* _Given request_: Each line of the material must be returned exactly.

----- Data

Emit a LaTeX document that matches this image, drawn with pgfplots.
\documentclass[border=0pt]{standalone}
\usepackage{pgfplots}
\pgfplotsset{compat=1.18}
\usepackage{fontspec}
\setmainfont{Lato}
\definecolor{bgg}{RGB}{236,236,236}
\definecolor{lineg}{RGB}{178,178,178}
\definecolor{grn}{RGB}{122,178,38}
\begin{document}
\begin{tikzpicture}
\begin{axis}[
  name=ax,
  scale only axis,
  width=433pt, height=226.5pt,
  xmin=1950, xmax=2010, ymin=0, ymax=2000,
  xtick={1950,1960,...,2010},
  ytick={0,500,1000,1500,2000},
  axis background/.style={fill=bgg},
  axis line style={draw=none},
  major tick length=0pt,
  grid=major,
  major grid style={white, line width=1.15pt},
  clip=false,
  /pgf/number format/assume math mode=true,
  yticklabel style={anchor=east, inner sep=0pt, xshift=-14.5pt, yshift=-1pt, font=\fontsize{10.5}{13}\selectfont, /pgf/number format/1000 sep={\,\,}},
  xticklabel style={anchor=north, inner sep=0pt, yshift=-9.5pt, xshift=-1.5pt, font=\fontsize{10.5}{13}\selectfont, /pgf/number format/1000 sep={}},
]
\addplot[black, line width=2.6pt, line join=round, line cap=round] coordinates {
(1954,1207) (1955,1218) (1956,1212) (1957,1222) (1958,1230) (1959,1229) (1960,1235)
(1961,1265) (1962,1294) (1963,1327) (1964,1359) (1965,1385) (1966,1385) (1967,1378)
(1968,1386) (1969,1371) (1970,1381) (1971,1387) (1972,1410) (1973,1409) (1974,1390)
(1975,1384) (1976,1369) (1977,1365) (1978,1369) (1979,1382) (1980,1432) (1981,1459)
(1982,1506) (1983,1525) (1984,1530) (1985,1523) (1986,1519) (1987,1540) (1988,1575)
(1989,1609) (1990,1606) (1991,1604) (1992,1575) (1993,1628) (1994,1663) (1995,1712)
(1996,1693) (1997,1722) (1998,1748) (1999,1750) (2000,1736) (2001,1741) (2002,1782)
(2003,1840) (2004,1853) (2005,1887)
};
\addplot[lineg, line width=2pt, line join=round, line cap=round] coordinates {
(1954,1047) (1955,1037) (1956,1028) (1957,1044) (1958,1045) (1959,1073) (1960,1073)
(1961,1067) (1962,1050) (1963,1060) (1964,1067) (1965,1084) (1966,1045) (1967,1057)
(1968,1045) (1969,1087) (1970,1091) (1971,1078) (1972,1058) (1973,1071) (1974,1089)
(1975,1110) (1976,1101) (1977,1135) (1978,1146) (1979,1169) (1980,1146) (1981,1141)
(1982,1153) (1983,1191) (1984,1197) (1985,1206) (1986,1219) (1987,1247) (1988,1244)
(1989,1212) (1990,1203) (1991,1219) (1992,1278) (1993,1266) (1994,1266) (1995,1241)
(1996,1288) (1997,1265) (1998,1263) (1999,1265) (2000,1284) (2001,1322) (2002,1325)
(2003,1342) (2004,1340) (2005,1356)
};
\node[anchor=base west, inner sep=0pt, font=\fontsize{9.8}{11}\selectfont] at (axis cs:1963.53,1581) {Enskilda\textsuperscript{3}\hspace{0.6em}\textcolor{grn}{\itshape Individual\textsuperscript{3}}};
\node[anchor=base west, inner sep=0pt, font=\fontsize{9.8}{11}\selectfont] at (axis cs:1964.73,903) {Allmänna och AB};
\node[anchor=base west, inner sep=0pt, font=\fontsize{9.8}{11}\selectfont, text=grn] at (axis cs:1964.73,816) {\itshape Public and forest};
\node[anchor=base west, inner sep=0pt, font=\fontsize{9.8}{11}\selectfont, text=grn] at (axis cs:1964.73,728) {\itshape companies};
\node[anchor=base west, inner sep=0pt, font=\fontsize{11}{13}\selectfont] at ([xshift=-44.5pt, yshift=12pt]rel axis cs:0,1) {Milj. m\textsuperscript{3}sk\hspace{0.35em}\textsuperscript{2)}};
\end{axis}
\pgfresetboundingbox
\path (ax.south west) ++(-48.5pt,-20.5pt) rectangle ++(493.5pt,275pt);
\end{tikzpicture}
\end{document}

----------

* _Output_:
Emit a LaTeX document that matches this image, drawn with pgfplots.
\documentclass[border=0pt]{standalone}
\usepackage{pgfplots}
\pgfplotsset{compat=1.18}
\usepackage{fontspec}
\setmainfont{Lato}
\definecolor{bgg}{RGB}{236,236,236}
\definecolor{lineg}{RGB}{178,178,178}
\definecolor{grn}{RGB}{122,178,38}
\begin{document}
\begin{tikzpicture}
\begin{axis}[
  name=ax,
  scale only axis,
  width=433pt, height=226.5pt,
  xmin=1950, xmax=2010, ymin=0, ymax=2000,
  xtick={1950,1960,...,2010},
  ytick={0,500,1000,1500,2000},
  axis background/.style={fill=bgg},
  axis line style={draw=none},
  major tick length=0pt,
  grid=major,
  major grid style={white, line width=1.15pt},
  clip=false,
  /pgf/number format/assume math mode=true,
  yticklabel style={anchor=east, inner sep=0pt, xshift=-14.5pt, yshift=-1pt, font=\fontsize{10.5}{13}\selectfont, /pgf/number format/1000 sep={\,\,}},
  xticklabel style={anchor=north, inner sep=0pt, yshift=-9.5pt, xshift=-1.5pt, font=\fontsize{10.5}{13}\selectfont, /pgf/number format/1000 sep={}},
]
\addplot[black, line width=2.6pt, line join=round, line cap=round] coordinates {
(1954,1207) (1955,1218) (1956,1212) (1957,1222) (1958,1230) (1959,1229) (1960,1235)
(1961,1265) (1962,1294) (1963,1327) (1964,1359) (1965,1385) (1966,1385) (1967,1378)
(1968,1386) (1969,1371) (1970,1381) (1971,1387) (1972,1410) (1973,1409) (1974,1390)
(1975,1384) (1976,1369) (1977,1365) (1978,1369) (1979,1382) (1980,1432) (1981,1459)
(1982,1506) (1983,1525) (1984,1530) (1985,1523) (1986,1519) (1987,1540) (1988,1575)
(1989,1609) (1990,1606) (1991,1604) (1992,1575) (1993,1628) (1994,1663) (1995,1712)
(1996,1693) (1997,1722) (1998,1748) (1999,1750) (2000,1736) (2001,1741) (2002,1782)
(2003,1840) (2004,1853) (2005,1887)
};
\addplot[lineg, line width=2pt, line join=round, line cap=round] coordinates {
(1954,1047) (1955,1037) (1956,1028) (1957,1044) (1958,1045) (1959,1073) (1960,1073)
(1961,1067) (1962,1050) (1963,1060) (1964,1067) (1965,1084) (1966,1045) (1967,1057)
(1968,1045) (1969,1087) (1970,1091) (1971,1078) (1972,1058) (1973,1071) (1974,1089)
(1975,1110) (1976,1101) (1977,1135) (1978,1146) (1979,1169) (1980,1146) (1981,1141)
(1982,1153) (1983,1191) (1984,1197) (1985,1206) (1986,1219) (1987,1247) (1988,1244)
(1989,1212) (1990,1203) (1991,1219) (1992,1278) (1993,1266) (1994,1266) (1995,1241)
(1996,1288) (1997,1265) (1998,1263) (1999,1265) (2000,1284) (2001,1322) (2002,1325)
(2003,1342) (2004,1340) (2005,1356)
};
\node[anchor=base west, inner sep=0pt, font=\fontsize{9.8}{11}\selectfont] at (axis cs:1963.53,1581) {Enskilda\textsuperscript{3}\hspace{0.6em}\textcolor{grn}{\itshape Individual\textsuperscript{3}}};
\node[anchor=base west, inner sep=0pt, font=\fontsize{9.8}{11}\selectfont] at (axis cs:1964.73,903) {Allmänna och AB};
\node[anchor=base west, inner sep=0pt, font=\fontsize{9.8}{11}\selectfont, text=grn] at (axis cs:1964.73,816) {\itshape Public and forest};
\node[anchor=base west, inner sep=0pt, font=\fontsize{9.8}{11}\selectfont, text=grn] at (axis cs:1964.73,728) {\itshape companies};
\node[anchor=base west, inner sep=0pt, font=\fontsize{11}{13}\selectfont] at ([xshift=-44.5pt, yshift=12pt]rel axis cs:0,1) {Milj. m\textsuperscript{3}sk\hspace{0.35em}\textsuperscript{2)}};
\end{axis}
\pgfresetboundingbox
\path (ax.south west) ++(-48.5pt,-20.5pt) rectangle ++(493.5pt,275pt);
\end{tikzpicture}
\end{document}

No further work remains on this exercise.